In early July 1995, I was guiding two of my favorite clients of all time—a father-and-son team from Annapolis, Maryland—on the Copper River, which drains into Alaska’s Lake Iliamna. Tom and TJ were skillful anglers who loved the sport, but they didn’t take it, or themselves, too seriously. We were near the end of a pretty good day of catching rainbows on leech patterns and sampling Tom’s seemingly endless supply of good cigars, so we were feeling pretty good and ready to go back to the lodge.
As we drifted downstream, we came upon one of my fellow guides, Pete, and his clients loading up their jetboat. When we got close enough, Pete pointed across the river.
“There’s a very nice trout rising right against that grassy bank,” he said, “but he’s playing hard-to-get. We gave up.”
I looked at Tom and TJ, and they were already reaching for their fly rods, so I beached the boat and hopped out. Employing the time-honored “age before beauty” rule, TJ ceded the fish across the river to his father and waded downstream.
As Tom inspected his leader for knots, he and I watched as the big fish resumed its rhythmic feeding. I’d already become accustomed to Tom’s methodical pace. The day before, I’d spotted a gorgeous 25-inch rainbow holding in midcurrent and had called Tom over. He saw the fish and made a whistling sound. Then, to my astonishment, he turned, waded back to the boat, sat on the edge, and lit a cigar.
“Aren’t you gonna cast to that fish?” I asked.
“That trout’s not going anywhere,” he replied, taking out a spool of tippet, “and I want to check my knots and tie on a fresh tippet before I try to land something that big.”
He sat there, smoking his cigar and rebuilding his leader, for a good ten minutes before he got up, waded out, and caught the fish.
As we watched the trout rising against the bank, Tom noted that there were a few small mayflies on the water—an olive-and-rust species neither of us had ever seen before—so we decided to start with a size 18 Blue-winged Olive Comparadun.
After half a dozen drifts, we knew the fly was wrong because the fish didn’t even bother to inspect it. Over the next half hour, we ran through the rest of Tom’s small mayfly patterns—duns, emergers, and unweighted nymphs—to no effect. Instead of getting annoyed or frustrated, however, Tom seemed to become only more interested and focused on the dilemma.
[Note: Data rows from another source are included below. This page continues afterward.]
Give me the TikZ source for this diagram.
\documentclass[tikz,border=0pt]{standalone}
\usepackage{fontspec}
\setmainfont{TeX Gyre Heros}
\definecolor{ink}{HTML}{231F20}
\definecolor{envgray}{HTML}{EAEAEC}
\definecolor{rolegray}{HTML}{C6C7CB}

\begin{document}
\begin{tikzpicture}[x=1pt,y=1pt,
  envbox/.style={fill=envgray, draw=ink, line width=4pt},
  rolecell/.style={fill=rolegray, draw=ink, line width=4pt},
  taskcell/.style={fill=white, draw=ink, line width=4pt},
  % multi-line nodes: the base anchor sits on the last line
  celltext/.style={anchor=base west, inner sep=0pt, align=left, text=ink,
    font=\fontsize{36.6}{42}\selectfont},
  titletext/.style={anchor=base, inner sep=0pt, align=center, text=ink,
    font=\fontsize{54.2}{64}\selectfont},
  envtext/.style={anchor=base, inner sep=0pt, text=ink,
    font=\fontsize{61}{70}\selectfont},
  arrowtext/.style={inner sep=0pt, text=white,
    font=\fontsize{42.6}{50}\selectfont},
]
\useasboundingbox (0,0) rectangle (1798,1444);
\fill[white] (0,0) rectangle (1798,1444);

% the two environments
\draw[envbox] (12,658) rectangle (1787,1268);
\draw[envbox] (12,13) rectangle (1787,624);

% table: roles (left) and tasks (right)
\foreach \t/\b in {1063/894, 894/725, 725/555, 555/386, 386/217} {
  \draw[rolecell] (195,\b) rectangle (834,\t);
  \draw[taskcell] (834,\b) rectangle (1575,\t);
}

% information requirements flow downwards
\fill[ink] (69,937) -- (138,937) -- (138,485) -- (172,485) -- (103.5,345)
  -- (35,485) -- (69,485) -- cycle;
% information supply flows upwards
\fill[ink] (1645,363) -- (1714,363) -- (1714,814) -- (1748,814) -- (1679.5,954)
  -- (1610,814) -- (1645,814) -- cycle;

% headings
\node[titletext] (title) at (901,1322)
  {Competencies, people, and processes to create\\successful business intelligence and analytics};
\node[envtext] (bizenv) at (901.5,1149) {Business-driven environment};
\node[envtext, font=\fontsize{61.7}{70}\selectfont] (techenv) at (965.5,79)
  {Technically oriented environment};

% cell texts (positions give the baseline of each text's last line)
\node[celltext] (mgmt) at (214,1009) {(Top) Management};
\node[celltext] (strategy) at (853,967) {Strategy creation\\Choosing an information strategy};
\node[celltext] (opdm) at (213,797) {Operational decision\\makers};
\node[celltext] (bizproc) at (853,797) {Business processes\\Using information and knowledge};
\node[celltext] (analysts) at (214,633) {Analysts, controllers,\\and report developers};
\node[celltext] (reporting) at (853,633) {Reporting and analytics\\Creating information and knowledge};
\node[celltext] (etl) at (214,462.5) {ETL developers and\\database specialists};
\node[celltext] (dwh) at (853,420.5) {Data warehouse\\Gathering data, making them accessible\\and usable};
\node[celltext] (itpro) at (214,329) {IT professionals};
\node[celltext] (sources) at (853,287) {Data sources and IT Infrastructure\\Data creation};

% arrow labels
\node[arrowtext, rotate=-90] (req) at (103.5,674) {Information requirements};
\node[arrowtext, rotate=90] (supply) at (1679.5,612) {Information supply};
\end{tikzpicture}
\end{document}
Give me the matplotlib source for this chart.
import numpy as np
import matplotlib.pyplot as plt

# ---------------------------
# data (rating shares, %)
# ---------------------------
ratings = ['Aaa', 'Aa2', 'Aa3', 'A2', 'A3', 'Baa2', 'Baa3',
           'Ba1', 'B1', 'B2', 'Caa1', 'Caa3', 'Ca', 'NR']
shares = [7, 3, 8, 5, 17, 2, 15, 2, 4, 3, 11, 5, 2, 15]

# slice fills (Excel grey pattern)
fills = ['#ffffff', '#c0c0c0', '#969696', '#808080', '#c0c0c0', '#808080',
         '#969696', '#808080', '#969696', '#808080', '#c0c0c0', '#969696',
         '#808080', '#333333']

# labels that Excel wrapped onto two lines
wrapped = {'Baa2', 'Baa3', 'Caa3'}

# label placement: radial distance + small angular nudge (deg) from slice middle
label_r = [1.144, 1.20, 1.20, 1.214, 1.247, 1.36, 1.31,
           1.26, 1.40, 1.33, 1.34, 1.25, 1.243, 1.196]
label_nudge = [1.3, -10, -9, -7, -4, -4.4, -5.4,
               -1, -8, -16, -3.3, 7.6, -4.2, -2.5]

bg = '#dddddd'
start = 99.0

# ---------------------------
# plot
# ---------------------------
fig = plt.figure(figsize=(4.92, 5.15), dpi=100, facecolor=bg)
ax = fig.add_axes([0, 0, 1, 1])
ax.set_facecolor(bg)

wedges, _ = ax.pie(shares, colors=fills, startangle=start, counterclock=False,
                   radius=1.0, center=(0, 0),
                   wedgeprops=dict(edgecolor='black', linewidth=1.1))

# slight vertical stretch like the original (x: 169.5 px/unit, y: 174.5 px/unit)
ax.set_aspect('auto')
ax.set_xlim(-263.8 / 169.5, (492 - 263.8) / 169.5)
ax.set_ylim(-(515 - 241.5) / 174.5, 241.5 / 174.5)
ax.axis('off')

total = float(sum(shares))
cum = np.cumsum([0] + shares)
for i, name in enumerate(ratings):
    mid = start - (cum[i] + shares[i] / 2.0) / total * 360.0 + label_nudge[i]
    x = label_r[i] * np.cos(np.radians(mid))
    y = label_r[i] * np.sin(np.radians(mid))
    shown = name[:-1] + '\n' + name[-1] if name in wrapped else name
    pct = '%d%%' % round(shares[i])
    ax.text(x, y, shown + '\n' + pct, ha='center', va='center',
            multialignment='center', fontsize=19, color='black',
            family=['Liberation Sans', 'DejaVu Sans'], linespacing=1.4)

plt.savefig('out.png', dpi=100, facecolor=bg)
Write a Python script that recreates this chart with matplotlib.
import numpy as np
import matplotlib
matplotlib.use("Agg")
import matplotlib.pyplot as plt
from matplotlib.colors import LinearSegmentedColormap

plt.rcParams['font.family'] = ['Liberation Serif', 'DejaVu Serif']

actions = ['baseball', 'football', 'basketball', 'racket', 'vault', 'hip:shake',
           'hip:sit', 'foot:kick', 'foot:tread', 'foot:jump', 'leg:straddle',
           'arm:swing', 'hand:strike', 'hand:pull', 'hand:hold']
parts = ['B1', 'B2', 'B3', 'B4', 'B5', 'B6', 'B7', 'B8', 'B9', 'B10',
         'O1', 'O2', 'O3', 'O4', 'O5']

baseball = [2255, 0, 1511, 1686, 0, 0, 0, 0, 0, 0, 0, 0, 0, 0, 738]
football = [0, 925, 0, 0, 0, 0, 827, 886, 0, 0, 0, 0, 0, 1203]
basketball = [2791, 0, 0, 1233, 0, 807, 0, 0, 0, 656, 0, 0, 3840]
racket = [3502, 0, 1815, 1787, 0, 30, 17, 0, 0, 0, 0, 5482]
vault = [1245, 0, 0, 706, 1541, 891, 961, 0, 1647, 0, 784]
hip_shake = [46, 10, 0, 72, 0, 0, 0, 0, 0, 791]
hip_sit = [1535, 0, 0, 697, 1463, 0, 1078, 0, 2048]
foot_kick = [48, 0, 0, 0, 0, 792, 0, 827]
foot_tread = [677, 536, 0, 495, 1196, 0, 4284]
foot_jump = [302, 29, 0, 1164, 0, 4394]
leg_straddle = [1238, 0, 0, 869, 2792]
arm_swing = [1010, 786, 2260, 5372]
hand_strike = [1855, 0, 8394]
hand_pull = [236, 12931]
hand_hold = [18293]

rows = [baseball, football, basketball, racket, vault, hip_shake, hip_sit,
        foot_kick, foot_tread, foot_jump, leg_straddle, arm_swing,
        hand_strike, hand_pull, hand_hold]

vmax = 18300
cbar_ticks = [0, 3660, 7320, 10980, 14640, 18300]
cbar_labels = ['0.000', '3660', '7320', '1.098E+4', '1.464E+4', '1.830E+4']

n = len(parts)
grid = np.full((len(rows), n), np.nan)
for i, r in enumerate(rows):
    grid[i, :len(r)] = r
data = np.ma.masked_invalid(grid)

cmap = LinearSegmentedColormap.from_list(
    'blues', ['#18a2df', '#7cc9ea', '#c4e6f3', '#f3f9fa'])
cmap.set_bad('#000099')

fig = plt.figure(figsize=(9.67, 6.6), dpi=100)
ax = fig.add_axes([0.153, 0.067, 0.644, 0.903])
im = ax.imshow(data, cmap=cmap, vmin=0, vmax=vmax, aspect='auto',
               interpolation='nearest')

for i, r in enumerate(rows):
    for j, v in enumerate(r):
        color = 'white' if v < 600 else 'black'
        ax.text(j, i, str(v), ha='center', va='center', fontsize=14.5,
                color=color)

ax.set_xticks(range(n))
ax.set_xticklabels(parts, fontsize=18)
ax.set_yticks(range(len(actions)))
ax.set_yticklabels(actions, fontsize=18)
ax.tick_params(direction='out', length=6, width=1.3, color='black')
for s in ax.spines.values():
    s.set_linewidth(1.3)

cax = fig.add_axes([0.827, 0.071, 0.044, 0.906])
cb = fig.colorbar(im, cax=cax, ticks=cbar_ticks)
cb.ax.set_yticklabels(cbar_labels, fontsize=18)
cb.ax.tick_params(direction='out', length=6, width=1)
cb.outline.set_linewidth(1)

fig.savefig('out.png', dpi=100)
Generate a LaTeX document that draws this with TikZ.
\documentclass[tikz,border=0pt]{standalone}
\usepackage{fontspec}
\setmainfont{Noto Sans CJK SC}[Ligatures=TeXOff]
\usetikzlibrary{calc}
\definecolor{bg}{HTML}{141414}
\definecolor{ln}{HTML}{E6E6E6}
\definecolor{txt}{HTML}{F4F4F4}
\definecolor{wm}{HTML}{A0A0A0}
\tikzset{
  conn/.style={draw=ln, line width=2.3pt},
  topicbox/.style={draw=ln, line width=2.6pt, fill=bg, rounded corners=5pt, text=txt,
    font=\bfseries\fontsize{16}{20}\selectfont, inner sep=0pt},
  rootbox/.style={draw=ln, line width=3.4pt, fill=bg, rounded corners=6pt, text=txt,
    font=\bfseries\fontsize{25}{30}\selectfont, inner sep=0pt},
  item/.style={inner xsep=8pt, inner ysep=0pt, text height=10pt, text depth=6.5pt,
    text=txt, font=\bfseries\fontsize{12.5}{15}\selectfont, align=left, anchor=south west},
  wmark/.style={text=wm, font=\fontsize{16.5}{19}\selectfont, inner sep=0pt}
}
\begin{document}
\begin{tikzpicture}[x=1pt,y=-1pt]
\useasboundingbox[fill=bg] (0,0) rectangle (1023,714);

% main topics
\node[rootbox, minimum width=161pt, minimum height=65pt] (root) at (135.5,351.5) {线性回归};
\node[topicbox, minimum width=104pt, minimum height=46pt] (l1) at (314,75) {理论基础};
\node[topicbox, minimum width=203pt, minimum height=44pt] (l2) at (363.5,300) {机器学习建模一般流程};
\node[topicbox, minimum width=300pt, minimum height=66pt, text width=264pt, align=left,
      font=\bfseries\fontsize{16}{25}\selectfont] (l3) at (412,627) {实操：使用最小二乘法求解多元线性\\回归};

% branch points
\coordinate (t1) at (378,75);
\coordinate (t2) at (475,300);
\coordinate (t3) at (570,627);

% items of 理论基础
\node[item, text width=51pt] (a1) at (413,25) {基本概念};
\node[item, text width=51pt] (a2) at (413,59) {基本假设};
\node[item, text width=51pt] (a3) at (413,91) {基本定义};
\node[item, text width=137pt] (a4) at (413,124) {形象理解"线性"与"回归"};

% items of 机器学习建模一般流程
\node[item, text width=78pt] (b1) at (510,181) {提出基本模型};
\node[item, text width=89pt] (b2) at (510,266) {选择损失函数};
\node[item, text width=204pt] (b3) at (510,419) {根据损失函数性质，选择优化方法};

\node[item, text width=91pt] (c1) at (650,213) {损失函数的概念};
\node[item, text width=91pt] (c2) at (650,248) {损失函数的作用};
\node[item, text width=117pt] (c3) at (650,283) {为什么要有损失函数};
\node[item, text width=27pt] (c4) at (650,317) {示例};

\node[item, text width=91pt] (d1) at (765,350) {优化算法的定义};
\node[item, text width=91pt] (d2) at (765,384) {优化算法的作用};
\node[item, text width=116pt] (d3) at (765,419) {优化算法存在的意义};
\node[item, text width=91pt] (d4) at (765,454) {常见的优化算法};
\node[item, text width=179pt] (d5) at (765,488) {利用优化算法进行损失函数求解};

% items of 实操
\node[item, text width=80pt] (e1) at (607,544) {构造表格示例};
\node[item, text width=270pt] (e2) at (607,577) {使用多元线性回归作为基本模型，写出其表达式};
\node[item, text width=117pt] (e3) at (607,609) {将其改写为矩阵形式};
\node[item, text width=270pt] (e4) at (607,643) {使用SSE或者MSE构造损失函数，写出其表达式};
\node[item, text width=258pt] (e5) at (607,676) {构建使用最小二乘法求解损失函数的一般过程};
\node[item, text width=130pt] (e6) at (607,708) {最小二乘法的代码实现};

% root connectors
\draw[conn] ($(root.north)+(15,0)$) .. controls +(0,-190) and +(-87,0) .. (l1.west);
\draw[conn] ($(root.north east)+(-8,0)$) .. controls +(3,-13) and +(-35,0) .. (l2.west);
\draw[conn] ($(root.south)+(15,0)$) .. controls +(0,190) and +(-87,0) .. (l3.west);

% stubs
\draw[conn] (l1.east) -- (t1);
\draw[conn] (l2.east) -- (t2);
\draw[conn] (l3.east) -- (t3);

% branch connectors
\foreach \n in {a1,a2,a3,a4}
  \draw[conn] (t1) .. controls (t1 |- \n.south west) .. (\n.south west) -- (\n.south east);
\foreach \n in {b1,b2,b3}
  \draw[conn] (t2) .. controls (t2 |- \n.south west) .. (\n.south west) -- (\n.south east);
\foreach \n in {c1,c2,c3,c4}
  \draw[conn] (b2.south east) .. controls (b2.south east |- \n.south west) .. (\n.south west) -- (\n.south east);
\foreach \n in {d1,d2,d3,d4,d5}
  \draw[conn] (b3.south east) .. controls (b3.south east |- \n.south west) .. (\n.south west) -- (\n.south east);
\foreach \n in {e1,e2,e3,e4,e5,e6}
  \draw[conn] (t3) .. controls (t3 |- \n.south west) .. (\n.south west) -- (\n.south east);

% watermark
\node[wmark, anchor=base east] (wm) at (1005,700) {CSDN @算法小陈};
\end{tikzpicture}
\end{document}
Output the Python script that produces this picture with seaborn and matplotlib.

It was clear that he had no intention of giving up on this fish, which continued to rise in its maddening rhythm.
Tom’s attitude was contagious, and I rummaged through my vest for a box of patterns I’d used the summer before while guiding on the spring creeks of Paradise Valley, Montana. When he saw how small the flies were, Tom raised his eyebrows. “Never thought I’d be using those in Alaska.”
We’d deduced that the fish was probably eating emergers, taking them right in the surface film. I tied on a size 22 CDC Olive Emerger, and Tom laid down a perfect cast. For the first time, the trout showed real interest, but it still refused the fly. We knew we were on to something.
Tom switched from a 4X to a 6X tippet and cast again. The fish rose, looked hard at the fly, and slid back to the bottom. I rifled through my vest for a second time and came up with a small container of weighting mud. “How about some of this?” I said. We were willing to try anything at that point, so Tom brought in his line, and I squeezed some mud onto the last two feet of his tippet.
On the next cast, the weighted tippet caused the fly to sink a fraction of an inch, and the trout took it. With a big smile, Tom competently played the rainbow and beached it on a small island. At 21 inches, it was a fine trout, but nothing special for Alaska.
I’ve certainly caught bigger rainbows, but that particular trout has a special place in my fishing memories because of the effort and teamwork that went into catching it. And I wasn’t even the one holding the rod.